L’ironie pour convaincre
En lisant ce roman, on a l’impression que le narrateur nous parle en face-à-face, en dialecte bédouin. Hamdi Abou-Jolayel a mis 10 ans pour écrire cette oeuvre. Il avait l’idée et avait récolté les informations nécessaires, mais il a mis du temps à la recherche du ton qu’il devait attribuer au narrateur. « Le sens et l’effet des mots résident dans le timbre de la voix. C’est le ton qui transforme de simples mots en un roman. J’ai voulu que le lecteur sente que le romancier parle et non pas qu’il écrit », affirme Abou-Jolayel, dont le projet romanesque vise à faire revivre la fiction qui se veut purement égyptienne et non arabe. C’est-à-dire le roman qui se sert du langage parlé et des divers dialectes égyptiens.
Abou-Jolayel a également opté pour l’ironie dans son roman. Car selon lui, « l’écriture, en général, doit être amusante. L’ironie permet de voir la chose et son contraire. C’est le style le plus convenable pour exprimer l’être humain ». Ainsi, Abou-Jolayel a réussi à présenter les tentatives de plusieurs jeunes gens qui ont eu recours à la migration pour réaliser leurs rêves.

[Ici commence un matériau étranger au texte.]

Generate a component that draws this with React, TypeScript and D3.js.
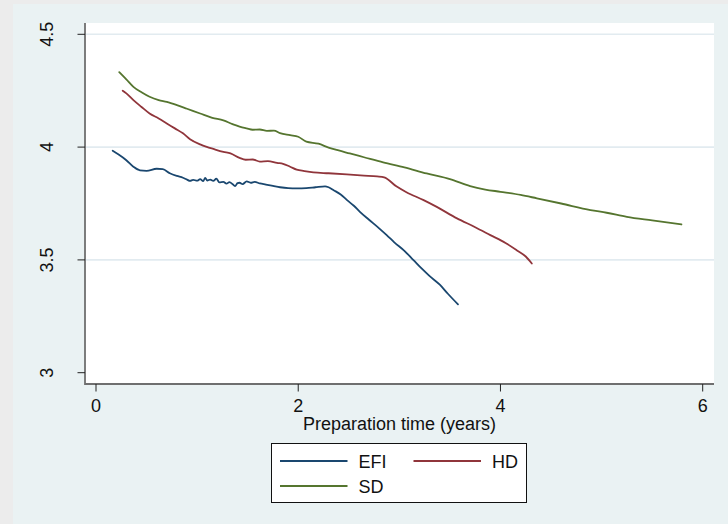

Mohy, le héros du roman, un bédouin de Fayoum, a passé plusieurs années en Libye, avant de se rendre en Italie, s’installer à Milan et devenir un trafiquant de drogues. L’auteur insère plusieurs détails, assez pénibles, concernant la fuite continue et la migration clandestine, ainsi que la vie douloureuse en Italie. « Quand j’étais à Sabha, j’ai vu les Africains atterrir dans cette ville pour aller ensuite en Italie. L’expérience de l’Italie dans le roman est celle d’un de mes cousins. J’ai opté pour l’amalgame entre la langue soutenue de la narration et le dialecte bédouin, afin de mieux exprimer la réalité vécue par ces gens », indique Abou-Jolayel, qui a reçu le prix de la créativité arabe en 2000 et le prix littéraire Naguib Mahfouz en 2008.
Cette combinaison linguistique a réussi à refléter de manière très sincère et réaliste la vie du désert, notamment celle de Mohy, que ce soit au Fayoum, en Libye ou en Italie.
Qiyam Wa Inhiyar Al-Sad-Chyne est un voyage amusant dans la tête d’un bédouin égyptien. C’est aussi un voyage difficile et excitant à travers les pays, pour réaliser un rêve jamais atteint par le héros .
* Qiyam Wa Inhiyar Al-Sad-Chyne, ou instauration et effondrement de la Sad-Chyne, édition Merit.